*PROBLEM STATEMENT*: Restate the listing that follows word for word, without its pictures.

····················

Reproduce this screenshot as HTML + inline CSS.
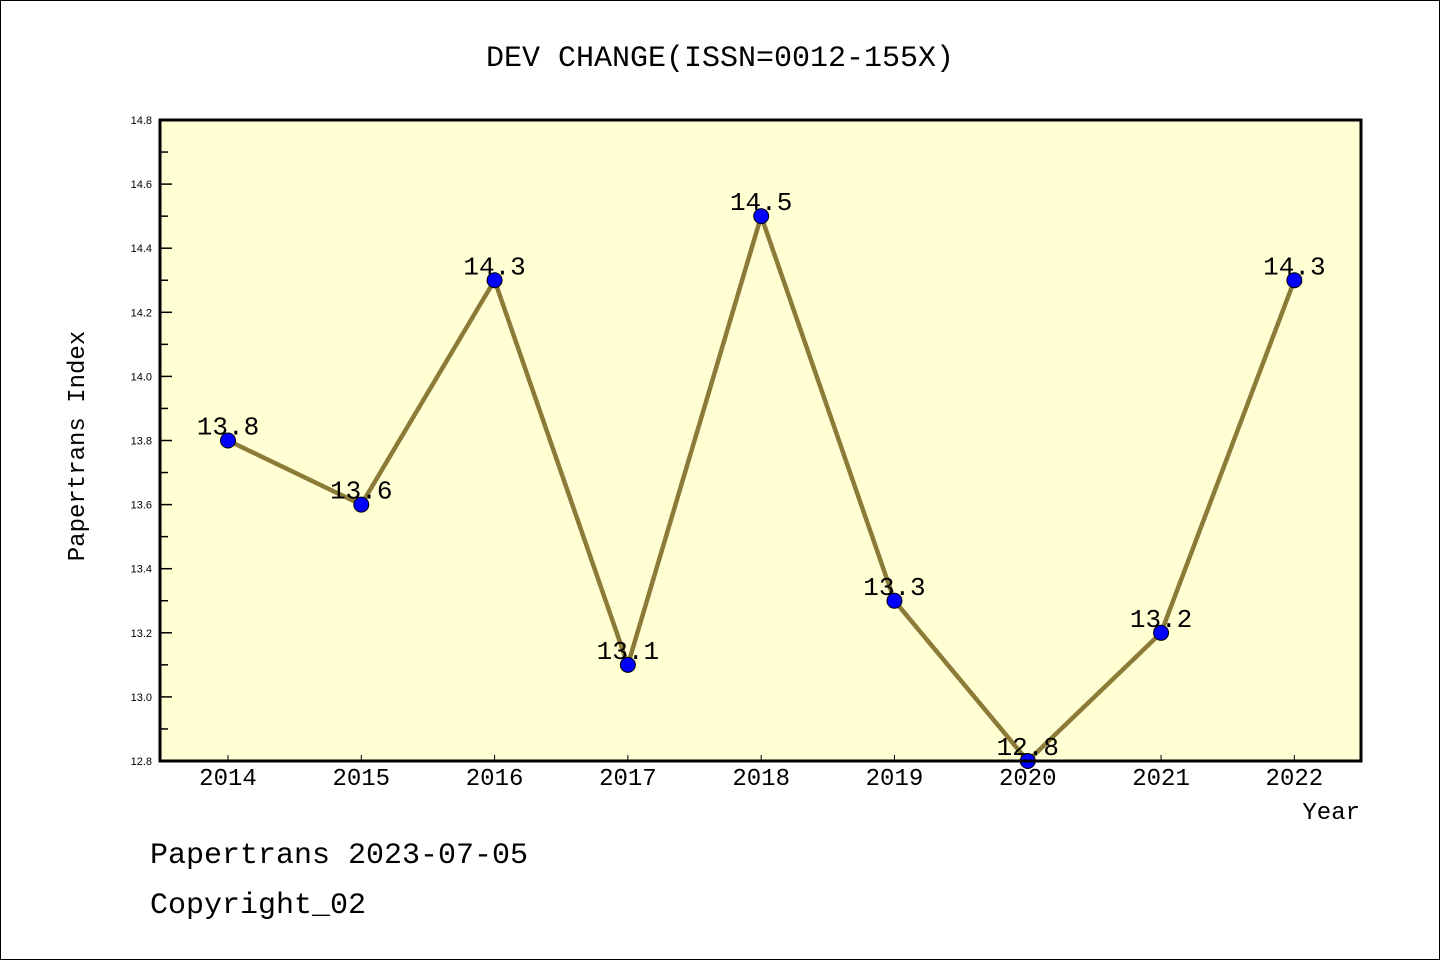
<!DOCTYPE html>
<html><head><meta charset="utf-8">
<style>
html,body{margin:0;padding:0;background:#fff;}
body{width:1440px;height:960px;overflow:hidden;}
svg text{font-family:"Liberation Mono",monospace;}
svg text.sm{font-family:"Liberation Sans",sans-serif;}
</style></head>
<body>
<svg id="chart" width="1440" height="960" xmlns="http://www.w3.org/2000/svg">
<rect x="0.5" y="0.5" width="1439" height="959" fill="#fff" stroke="#000" stroke-width="1"/>
<text x="720" y="66" text-anchor="middle" font-size="30">DEV CHANGE(ISSN=0012-155X)</text>
<rect x="160" y="120" width="1201" height="641" fill="#ffffd3"/>
<g id="ticks"></g>
<g id="series"></g>
<rect x="160" y="120" width="1201" height="641" fill="none" stroke="#000" stroke-width="3"/>
<text transform="translate(84,446) rotate(-90)" text-anchor="middle" font-size="24">Papertrans Index</text>
<text x="1360" y="819" text-anchor="end" font-size="24">Year</text>
<text x="150" y="863" font-size="30">Papertrans 2023-07-05</text>
<text x="150" y="913" font-size="30">Copyright_02</text>
</svg>
<script>
const years = [2014,2015,2016,2017,2018,2019,2020,2021,2022];
const values = [13.8,13.6,14.3,13.1,14.5,13.3,12.8,13.2,14.3];
const valueLabels = ["13.8","13.6","14.3","13.1","14.5","13.3","12.8","13.2","14.3"];
const yTicks = [12.8,13.0,13.2,13.4,13.6,13.8,14.0,14.2,14.4,14.6,14.8];
const yMinorTicks = [12.9,13.1,13.3,13.5,13.7,13.9,14.1,14.3,14.5,14.7];

const NS="http://www.w3.org/2000/svg";
const L=160,R=1361,T=120,B=761;
const xMin=2013.49,xMax=2022.5,yMin=12.8,yMax=14.8;
function xs(v){return L+(v-xMin)/(xMax-xMin)*(R-L);}
function ys(v){return B-(v-yMin)/(yMax-yMin)*(B-T);}
function mk(tag,attrs,parent){const e=document.createElementNS(NS,tag);for(const k in attrs)e.setAttribute(k,attrs[k]);parent.appendChild(e);return e;}
const tg=document.getElementById('ticks');
yTicks.forEach(v=>{
  const y=ys(v);
  const l=mk('line',{x1:L,x2:L+12,y1:y,y2:y,stroke:'#000','stroke-width':1.5},tg);
  
  
  const t=mk('text',{x:152,y:y+4,'text-anchor':'end','font-size':11,'class':'sm'},tg);
  
  
  t.textContent=v.toFixed(1);
});
yMinorTicks.forEach(v=>{
  const y=ys(v);
  const l=mk('line',{x1:L,x2:L+8,y1:y,y2:y,stroke:'#000','stroke-width':1.5},tg);
  
  
});
years.forEach(v=>{
  const x=xs(v);
  const l=mk('line',{x1:x,x2:x,y1:B,y2:B-6,stroke:'#000','stroke-width':1},tg);
  
  
  const t=mk('text',{x:x,y:785,'text-anchor':'middle','font-size':24},tg);
  
  
  t.textContent=String(v);
});
const sg=document.getElementById('series');
const pts=years.map((yr,i)=>xs(yr)+','+ys(values[i])).join(' ');
const pl=mk('polyline',{points:pts,fill:'none',stroke:'#8c7b38','stroke-width':4.5,'stroke-linejoin':'round'},sg);


years.forEach((yr,i)=>{
  const c=mk('circle',{cx:xs(yr),cy:ys(values[i]),r:7.5,fill:'#0000ff',stroke:'#000','stroke-width':1},sg);
  
  
  const t=mk('text',{x:xs(yr),y:ys(values[i])-6,'text-anchor':'middle','font-size':26},sg);
  
  
  t.textContent=valueLabels[i];
});
</script>
</body></html>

····················

*ANSWER TO THE EXERCISE*:
Reproduce this screenshot as HTML + inline CSS.
<!DOCTYPE html>
<html><head><meta charset="utf-8">
<style>
html,body{margin:0;padding:0;background:#fff;}
body{width:1440px;height:960px;overflow:hidden;}
svg text{font-family:"Liberation Mono",monospace;}
svg text.sm{font-family:"Liberation Sans",sans-serif;}
</style></head>
<body>
<svg id="chart" width="1440" height="960" xmlns="http://www.w3.org/2000/svg">
<rect x="0.5" y="0.5" width="1439" height="959" fill="#fff" stroke="#000" stroke-width="1"/>
<text x="720" y="66" text-anchor="middle" font-size="30">DEV CHANGE(ISSN=0012-155X)</text>
<rect x="160" y="120" width="1201" height="641" fill="#ffffd3"/>
<g id="ticks"></g>
<g id="series"></g>
<rect x="160" y="120" width="1201" height="641" fill="none" stroke="#000" stroke-width="3"/>
<text transform="translate(84,446) rotate(-90)" text-anchor="middle" font-size="24">Papertrans Index</text>
<text x="1360" y="819" text-anchor="end" font-size="24">Year</text>
<text x="150" y="863" font-size="30">Papertrans 2023-07-05</text>
<text x="150" y="913" font-size="30">Copyright_02</text>
</svg>
<script>
const years = [2014,2015,2016,2017,2018,2019,2020,2021,2022];
const values = [13.8,13.6,14.3,13.1,14.5,13.3,12.8,13.2,14.3];
const valueLabels = ["13.8","13.6","14.3","13.1","14.5","13.3","12.8","13.2","14.3"];
const yTicks = [12.8,13.0,13.2,13.4,13.6,13.8,14.0,14.2,14.4,14.6,14.8];
const yMinorTicks = [12.9,13.1,13.3,13.5,13.7,13.9,14.1,14.3,14.5,14.7];

const NS="http://www.w3.org/2000/svg";
const L=160,R=1361,T=120,B=761;
const xMin=2013.49,xMax=2022.5,yMin=12.8,yMax=14.8;
function xs(v){return L+(v-xMin)/(xMax-xMin)*(R-L);}
function ys(v){return B-(v-yMin)/(yMax-yMin)*(B-T);}
function mk(tag,attrs,parent){const e=document.createElementNS(NS,tag);for(const k in attrs)e.setAttribute(k,attrs[k]);parent.appendChild(e);return e;}
const tg=document.getElementById('ticks');
yTicks.forEach(v=>{
  const y=ys(v);
  const l=mk('line',{x1:L,x2:L+12,y1:y,y2:y,stroke:'#000','stroke-width':1.5},tg);
  
  
  const t=mk('text',{x:152,y:y+4,'text-anchor':'end','font-size':11,'class':'sm'},tg);
  
  
  t.textContent=v.toFixed(1);
});
yMinorTicks.forEach(v=>{
  const y=ys(v);
  const l=mk('line',{x1:L,x2:L+8,y1:y,y2:y,stroke:'#000','stroke-width':1.5},tg);
  
  
});
years.forEach(v=>{
  const x=xs(v);
  const l=mk('line',{x1:x,x2:x,y1:B,y2:B-6,stroke:'#000','stroke-width':1},tg);
  
  
  const t=mk('text',{x:x,y:785,'text-anchor':'middle','font-size':24},tg);
  
  
  t.textContent=String(v);
});
const sg=document.getElementById('series');
const pts=years.map((yr,i)=>xs(yr)+','+ys(values[i])).join(' ');
const pl=mk('polyline',{points:pts,fill:'none',stroke:'#8c7b38','stroke-width':4.5,'stroke-linejoin':'round'},sg);


years.forEach((yr,i)=>{
  const c=mk('circle',{cx:xs(yr),cy:ys(values[i]),r:7.5,fill:'#0000ff',stroke:'#000','stroke-width':1},sg);
  
  
  const t=mk('text',{x:xs(yr),y:ys(values[i])-6,'text-anchor':'middle','font-size':26},sg);
  
  
  t.textContent=valueLabels[i];
});
</script>
</body></html>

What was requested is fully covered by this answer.